Nevada should not be for sale (Op-Ed)
By Matthew Fonken, candidate for Nevada U.S. Congressional District 2
When Reno residents showed up to demand answers about data centers, they were not standing in the way of progress. They were asking a question that should come before any major project gets a green light: Who is this being built for, and who will pay the real cost?
Reno was right to hit pause. But this fight is not just about data centers. It is about a political system that too often gives corporations the first meeting, the first draft, and the first chance to profit, while everyone else gets three minutes at a microphone when the deal already feels half done.
That is the money conflict.
People in Nevada see the pattern. Rent goes up. Groceries go up. Health care is harder to afford. Utility bills keep climbing. When industries seek land, water, or tax breaks, the government should listen to community voices and prioritize transparency.
Data centers may be part of the future, but Reno’s future should not be written by companies looking to privatize the profits and socialize the costs.
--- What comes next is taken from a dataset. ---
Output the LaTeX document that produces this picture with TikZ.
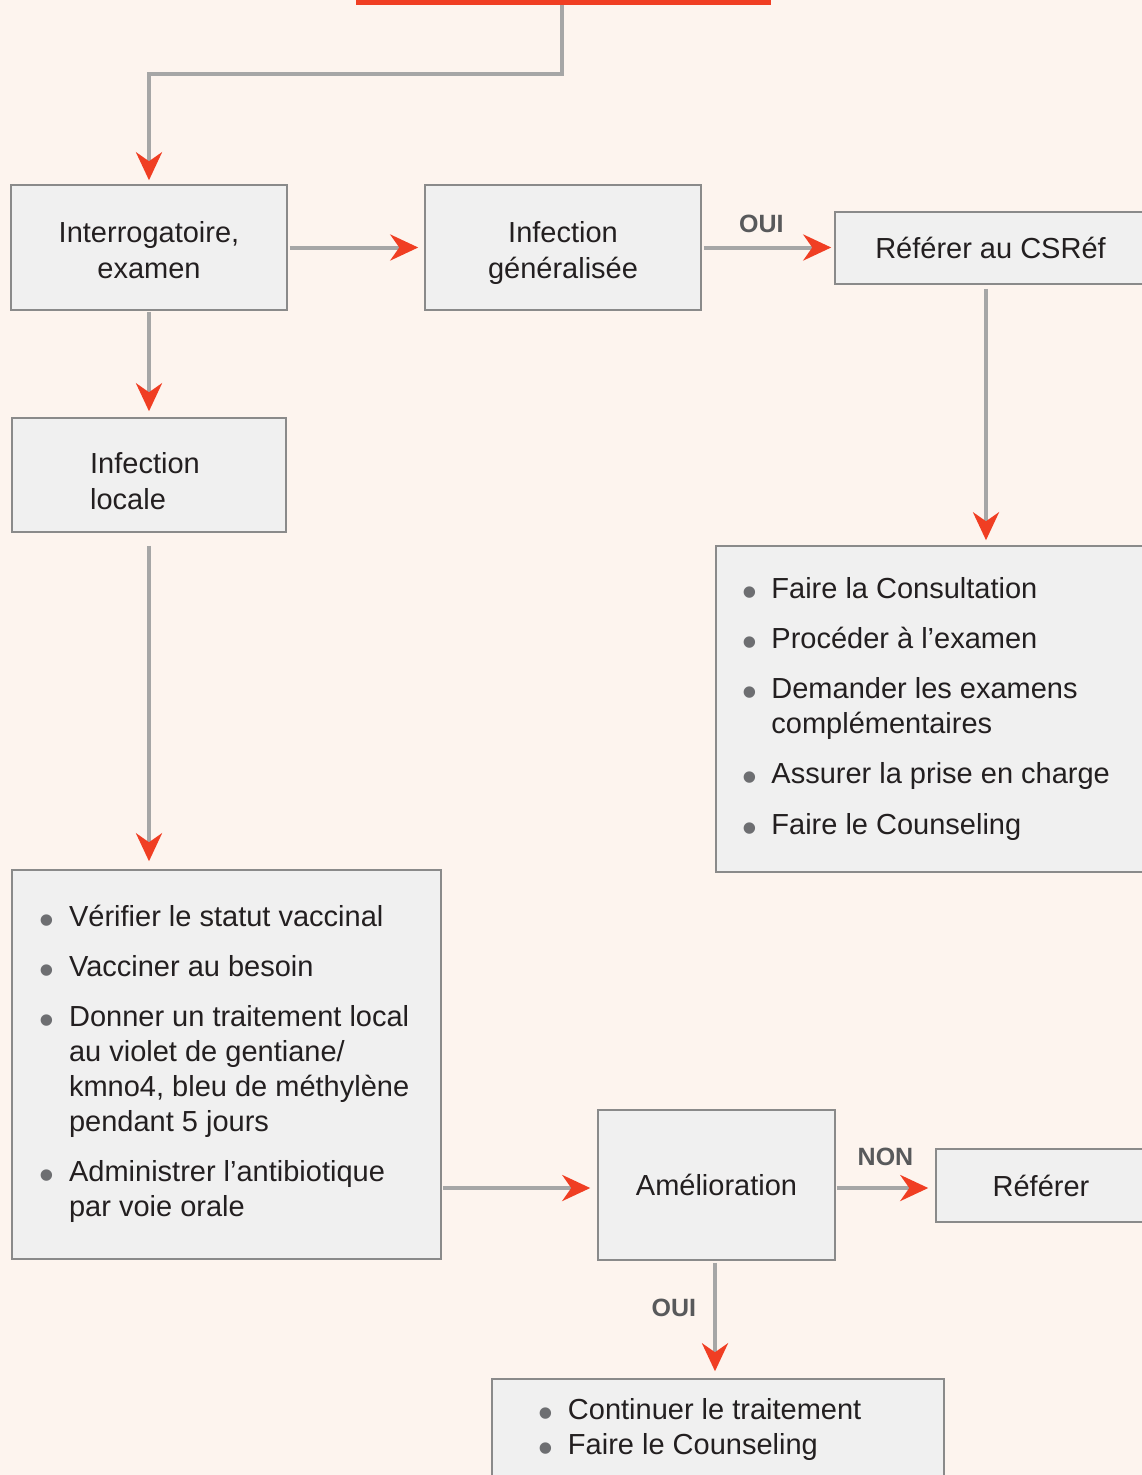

Before any massive project moves forward, the public deserves independent water and power studies, full disclosure of what residents may be asked to pay for, binding community benefits, local labor standards, and real protections for ratepayers.
And this problem does not stop at City Hall. The same money problem, corruption, and industry influence are eating away at Congress, impacting policies that affect our water, land, and community well-being here in Nevada.
Congress fails to act on prescription drugs, housing, wages, climate, public lands, and utility costs, not because these problems are too complex, but because many officials are funded by the same industries they should regulate. Restoring integrity is key to rebuilding trust.
We need to attack corruption directly by banning members of Congress, their spouses, and dependent children from trading individual stocks; End the lobbying revolving door, require real disclosure of major political spending, ban corporate PAC money, and expose dark money; Impose term limits so public service does not become a career ladder for people who write the rules, then cash in on them.
Getting money out of politics should not be a partisan issue. No voter should have to outbid a lobbyist to be heard. By organizing and demanding transparency, we can push for reforms that make our voices stronger than corporate influence.
When seniors cannot afford prescriptions, that is money in politics. When families cannot afford rent because housing is treated as an investment vehicle rather than a human need, that is money in politics. When communities are asked to absorb massive industrial projects without guaranteed public benefit, that is money in politics.
Nevada is not empty land waiting to be monetized. It is our home. Our water, our power, our public lands, and our communities should not be bargaining chips for whoever can afford the best lobbyist.
Nevada should not be for sale. Not to data centers. Not to dark money. Not to anyone.
Matthew Fonken is a Democratic candidate for Congress in NV-02, running to protect public lands, lower costs, and put people before corporate money.